If you do a deep seismic survey to map out the area beneath an oceanic plate, you will encounter a distinct zone where your seismic waves travel much slower, 50-100 km beneath the ocean surface. This low-velocity zone is called the Gutenberg Discontinuity (G Discontinuity), after its discoverer, Beno Gutenberg. It can also be colloquially referred to as the boundary between the lithosphere and the asthenosphere. This paper enhances our conception of this area by finding that the G Discontinuity is not at a constant depth across a plate. Schmerr examines it across the Pacific Plate, and finds that its depth varies: where there is more melting, the disconinuity is shallower. So where there is plume, or water intruding into the asthenosphere, or just magma upwelling, we can expect a shallower G discontinuity.

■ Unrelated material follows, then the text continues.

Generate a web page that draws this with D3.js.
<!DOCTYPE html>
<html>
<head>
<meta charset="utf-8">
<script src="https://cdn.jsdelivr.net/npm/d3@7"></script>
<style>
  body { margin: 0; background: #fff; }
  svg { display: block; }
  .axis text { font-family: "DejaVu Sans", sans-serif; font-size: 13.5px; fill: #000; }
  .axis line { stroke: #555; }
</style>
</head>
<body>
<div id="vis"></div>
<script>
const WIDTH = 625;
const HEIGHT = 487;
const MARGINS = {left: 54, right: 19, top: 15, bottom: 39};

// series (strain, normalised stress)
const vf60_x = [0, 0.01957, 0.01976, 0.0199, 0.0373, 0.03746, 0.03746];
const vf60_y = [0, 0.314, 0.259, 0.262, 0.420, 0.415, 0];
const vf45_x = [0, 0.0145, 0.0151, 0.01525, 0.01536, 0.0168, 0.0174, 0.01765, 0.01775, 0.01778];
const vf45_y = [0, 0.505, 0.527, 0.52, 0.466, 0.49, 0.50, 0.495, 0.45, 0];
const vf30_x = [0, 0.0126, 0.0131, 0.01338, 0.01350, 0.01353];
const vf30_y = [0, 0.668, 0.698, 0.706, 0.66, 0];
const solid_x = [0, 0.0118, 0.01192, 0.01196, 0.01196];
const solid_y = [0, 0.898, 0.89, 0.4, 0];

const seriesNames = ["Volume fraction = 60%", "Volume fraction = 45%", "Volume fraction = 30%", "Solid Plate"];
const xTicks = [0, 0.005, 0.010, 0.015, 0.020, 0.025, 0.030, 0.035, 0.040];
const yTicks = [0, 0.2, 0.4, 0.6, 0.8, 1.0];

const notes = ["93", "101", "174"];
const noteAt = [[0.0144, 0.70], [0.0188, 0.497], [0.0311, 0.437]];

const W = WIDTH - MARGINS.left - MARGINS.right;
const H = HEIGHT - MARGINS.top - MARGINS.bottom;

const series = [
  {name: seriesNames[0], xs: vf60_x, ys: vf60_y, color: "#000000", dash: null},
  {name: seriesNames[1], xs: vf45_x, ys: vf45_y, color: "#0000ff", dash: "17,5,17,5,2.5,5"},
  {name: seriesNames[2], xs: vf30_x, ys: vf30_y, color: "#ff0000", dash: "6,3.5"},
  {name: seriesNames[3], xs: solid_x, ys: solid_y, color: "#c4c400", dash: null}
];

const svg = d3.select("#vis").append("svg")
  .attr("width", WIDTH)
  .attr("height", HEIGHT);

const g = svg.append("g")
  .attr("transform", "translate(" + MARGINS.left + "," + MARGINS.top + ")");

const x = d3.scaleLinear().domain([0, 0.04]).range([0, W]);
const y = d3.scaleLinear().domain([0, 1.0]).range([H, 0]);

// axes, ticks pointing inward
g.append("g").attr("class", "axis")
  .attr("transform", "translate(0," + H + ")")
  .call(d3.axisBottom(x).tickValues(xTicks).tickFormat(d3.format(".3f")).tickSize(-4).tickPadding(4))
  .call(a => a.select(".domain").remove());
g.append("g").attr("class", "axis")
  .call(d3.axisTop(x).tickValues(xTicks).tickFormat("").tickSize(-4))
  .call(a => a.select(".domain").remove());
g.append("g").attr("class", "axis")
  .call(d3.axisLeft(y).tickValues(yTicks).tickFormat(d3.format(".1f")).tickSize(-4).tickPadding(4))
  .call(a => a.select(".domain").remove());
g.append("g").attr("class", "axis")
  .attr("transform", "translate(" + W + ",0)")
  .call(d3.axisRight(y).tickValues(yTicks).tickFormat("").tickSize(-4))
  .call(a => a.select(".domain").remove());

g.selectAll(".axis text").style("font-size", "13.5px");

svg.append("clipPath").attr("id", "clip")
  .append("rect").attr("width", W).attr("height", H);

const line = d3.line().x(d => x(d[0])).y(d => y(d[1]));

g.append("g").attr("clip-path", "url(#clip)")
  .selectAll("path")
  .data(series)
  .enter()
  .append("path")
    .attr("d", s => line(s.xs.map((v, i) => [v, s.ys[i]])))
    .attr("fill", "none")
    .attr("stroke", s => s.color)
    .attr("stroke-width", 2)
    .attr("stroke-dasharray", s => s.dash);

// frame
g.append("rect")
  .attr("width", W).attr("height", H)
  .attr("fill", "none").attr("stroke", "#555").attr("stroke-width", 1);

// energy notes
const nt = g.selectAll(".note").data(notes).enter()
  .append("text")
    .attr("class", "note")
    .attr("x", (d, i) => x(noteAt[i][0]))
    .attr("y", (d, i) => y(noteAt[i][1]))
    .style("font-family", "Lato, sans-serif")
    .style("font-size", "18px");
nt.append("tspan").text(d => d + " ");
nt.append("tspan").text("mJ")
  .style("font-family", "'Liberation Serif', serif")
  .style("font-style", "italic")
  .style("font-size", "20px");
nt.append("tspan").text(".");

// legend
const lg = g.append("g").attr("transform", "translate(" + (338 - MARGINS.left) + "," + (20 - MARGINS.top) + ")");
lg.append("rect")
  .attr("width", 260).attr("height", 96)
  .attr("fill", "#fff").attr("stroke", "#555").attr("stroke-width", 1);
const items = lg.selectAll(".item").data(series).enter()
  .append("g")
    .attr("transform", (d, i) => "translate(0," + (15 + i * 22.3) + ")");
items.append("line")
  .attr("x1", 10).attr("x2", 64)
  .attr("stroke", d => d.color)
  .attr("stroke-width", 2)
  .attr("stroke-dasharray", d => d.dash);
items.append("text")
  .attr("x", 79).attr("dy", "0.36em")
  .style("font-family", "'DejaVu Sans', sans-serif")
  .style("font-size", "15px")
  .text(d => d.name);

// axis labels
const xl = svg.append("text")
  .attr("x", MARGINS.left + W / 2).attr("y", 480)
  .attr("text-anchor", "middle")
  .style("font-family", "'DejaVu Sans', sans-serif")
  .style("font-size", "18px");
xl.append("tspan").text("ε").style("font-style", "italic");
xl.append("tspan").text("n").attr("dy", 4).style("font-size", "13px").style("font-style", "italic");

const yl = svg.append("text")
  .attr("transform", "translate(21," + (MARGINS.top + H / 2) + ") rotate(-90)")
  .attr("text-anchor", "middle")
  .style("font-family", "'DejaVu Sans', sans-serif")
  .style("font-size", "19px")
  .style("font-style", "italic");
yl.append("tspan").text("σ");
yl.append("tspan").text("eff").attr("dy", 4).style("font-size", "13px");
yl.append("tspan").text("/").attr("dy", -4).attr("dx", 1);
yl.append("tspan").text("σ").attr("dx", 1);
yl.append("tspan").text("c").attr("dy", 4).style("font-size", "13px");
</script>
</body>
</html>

One of the targets in earthquake research nowadays is to document earthquake interactions with hydrology. This paper finds that after the 1999 Chi Chi earthquake, the temperature of groundwater nearby decreased. The explanation by Wang et al. is that the earthquake increases permeability, allowing water to flow deeper into the mountain. The importance of this is that such deep and pressurised water flows could be causes of aftershocks, or even of earthquakes, hence why monitoring such changes is important.
This paper uses computer models to reconstruct observed CO2 levels during the Ice Ages. By doing do, we can look at what parameters are needed to reproduce those levels, and thus know what caused them to fluctuate. As expected, it turns out there is no single answer that fits all. While orbital changes, greenhouse gases, and atmospheric dust are universal modifiers, specifric CO2 fluctuations in the Ice Ages have been variably caused by oceanic temperature changes or oceanic geochemistry.

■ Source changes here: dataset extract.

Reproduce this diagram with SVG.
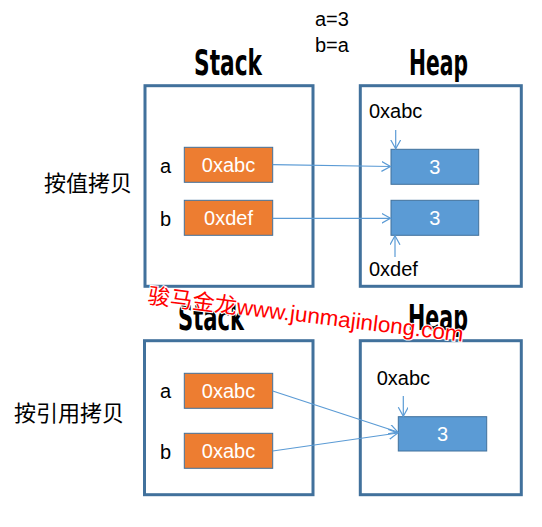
<svg xmlns="http://www.w3.org/2000/svg" width="542" height="527" viewBox="0 0 542 527">
<style>
.frame{fill:none;stroke:#41719C;stroke-width:3}
.var{fill:#ED7D31;stroke:#41719C;stroke-width:1}
.val{fill:#5B9BD5;stroke:#41719C;stroke-width:1}
.t{font-family:"Liberation Sans",Arial,sans-serif;font-size:20px;fill:#000}
.w{font-family:"Liberation Sans",Arial,sans-serif;font-size:20px;fill:#fff;text-anchor:middle}
.title{font-family:"DejaVu Sans Condensed","DejaVu Sans",sans-serif;font-weight:bold;font-size:35px;fill:#000}
.cn{font-family:"Noto Sans CJK SC","Noto Sans",sans-serif;font-size:22px;fill:#000}
.c{fill:none;stroke:#5B9BD5;stroke-width:1.2}
.wm{font-family:"Liberation Sans","Noto Sans CJK SC",sans-serif;font-size:22px;fill:#FF0000;stroke:#fff;stroke-width:2;paint-order:stroke}
</style>
<defs>
<marker id="ah" markerUnits="userSpaceOnUse" markerWidth="12" markerHeight="12" refX="9" refY="5" orient="auto">
<path d="M0,0 L9,5 L0,10" fill="none" stroke="#5B9BD5" stroke-width="1.2"/>
</marker>
</defs>
<rect width="542" height="527" fill="#fff"/>

<g id="code">
<text class="t" x="315" y="26" font-size="18">a=3</text>
<text class="t" x="315" y="52" font-size="18">b=a</text>
</g>

<g id="labels">
<text class="cn" x="44" y="191">按值拷贝</text>
<text class="cn" x="14" y="421">按引用拷贝</text>
</g>

<g id="stack1">
<text class="title" x="194" y="75" textLength="68" lengthAdjust="spacingAndGlyphs">Stack</text>
<rect class="frame" x="145" y="85.7" width="168" height="200.6"/>
<text class="t" x="160" y="173">a</text>
<text class="t" x="160" y="226">b</text>
</g>
<g id="stack1-a"><rect class="var" x="184.3" y="147.3" width="88.4" height="35"/><text class="w" x="228.5" y="172">0xabc</text></g>
<g id="stack1-b"><rect class="var" x="184.3" y="200.3" width="88.4" height="35"/><text class="w" x="228.5" y="225">0xdef</text></g>

<g id="heap1">
<text class="title" x="409" y="75" textLength="59" lengthAdjust="spacingAndGlyphs">Heap</text>
<rect class="frame" x="360.3" y="85.7" width="161" height="200.6"/>
<text class="t" x="369" y="118">0xabc</text>
<text class="t" x="369" y="276">0xdef</text>
</g>
<g id="heap1-v1"><rect class="val" x="391" y="149.3" width="87.7" height="35"/><text class="w" x="434.8" y="174">3</text></g>
<g id="heap1-v2"><rect class="val" x="391" y="200.3" width="87.7" height="35"/><text class="w" x="434.8" y="225">3</text></g>

<g id="stack2">
<text class="title" x="178" y="330" textLength="66" lengthAdjust="spacingAndGlyphs">Stack</text>
<rect class="frame" x="144.5" y="340.7" width="168.5" height="154"/>
<text class="t" x="160" y="398">a</text>
<text class="t" x="160" y="459">b</text>
</g>
<g id="stack2-a"><rect class="var" x="184.3" y="373.3" width="88.4" height="35"/><text class="w" x="228.5" y="398">0xabc</text></g>
<g id="stack2-b"><rect class="var" x="184.3" y="433.3" width="88.4" height="35"/><text class="w" x="228.5" y="458">0xabc</text></g>

<g id="heap2">
<text class="title" x="408" y="330" textLength="60" lengthAdjust="spacingAndGlyphs">Heap</text>
<rect class="frame" x="360.3" y="340.7" width="161" height="154"/>
<text class="t" x="376.7" y="385">0xabc</text>
</g>
<g id="heap2-v"><rect class="val" x="398.3" y="416.7" width="88.4" height="34.3"/><text class="w" x="442.5" y="441">3</text></g>

<g id="connectors">
<line class="c" x1="272.7" y1="164.7" x2="390.5" y2="166.5" marker-end="url(#ah)"/>
<line class="c" x1="272.7" y1="218.3" x2="390.5" y2="218.3" marker-end="url(#ah)"/>
<line class="c" x1="395.7" y1="130" x2="395.7" y2="148.8" marker-end="url(#ah)"/>
<line class="c" x1="395" y1="257" x2="395" y2="235.8" marker-end="url(#ah)"/>
<line class="c" x1="272.7" y1="391" x2="397.8" y2="432" marker-end="url(#ah)"/>
<line class="c" x1="272.7" y1="451" x2="397.8" y2="433" marker-end="url(#ah)"/>
<line class="c" x1="403.3" y1="396" x2="403.3" y2="416.2" marker-end="url(#ah)"/>
</g>

<g id="watermark">
<text class="wm" x="147" y="303" transform="rotate(7 147 303)" textLength="318" lengthAdjust="spacingAndGlyphs">骏马金龙www.junmajinlong.com</text>
</g>
</svg>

This paper uses a more reliable model to recostruct the conductivity of the Earth’s core and the exchange of heat between the core and mantle, and the difference to previous estimates is staggering: it’s 2-3 times more conductive, and the heat flux is also higher.
In palaeontology, we often say that “every specimen tells a story”. It’s the same in geology, where the minerals in a rock can tell us all we need to know about the journey that single rock took from its formation to its presence in the lab. This is exactly what this paper does, using a pieve of rock that comes from the very depths of the Earth: a volcanic rock from Iceland containing gas bubbles from the mantle, basically telling us what the air is like almost 3000 km beneath the Earth. Besides telling a cool story, the findings are also pretty significant: the neon isotopes in the gas were found to have come from the solar nebula – meaning these gases have been trapped there since Earth’s formation! This provides some exceptional insight into the Earth’s early formation, pointing at the existence of a large gas reservoir around which the rest of the planet accreted. Astronomers should also be interested in this paper. There are other important points in this paper, and it will certainly serve as a basis for many others in the future.
Some more stories from very deep rocks: this paper reports the isotopic composition of 2.8 Ga komatites, a rock type from the deep mantle, found in the Baltic Shield, Russia. It finds that the tungsten isotope levels are abnormally high compared to modern rocks; other old (3.5 Ga) rocks from Greenland show similar levels, so there seems to have been some special process operating back then, although interpretations are strictly at the hypotheses-to-be-tested stage at the moment. The only thing that’s relatively certain is that it means that the Earth was not completely molten at some point of its history, or else such isotopic signatures would have been erased.
Listen to enough New Age hippy quackery, and you’ll inevitably hear someone say that Mother Earth is angry at us, hence so many large earthquakes lately. This is a prime example of confirmation bias (as well as stupidity) – there has not been an abnormal increase in earthquakes. This paper shows that, for whatever it’s worth. Any increase is due to regular stochasticity, not ue to any procedural clustering. So, please, while some regions are always at risk of earthquake (you know, Japan, Chile, Turkey), there has been no unexpected increase in global rates. The Earth isn’t conscious and isn’t trying to destroy us if it were. What we’ve seen in the past couple of years is nothing more than a couple of large earthquakes releasing friction around their faults, leading to several large aftershocks. Plate tectonics as normal.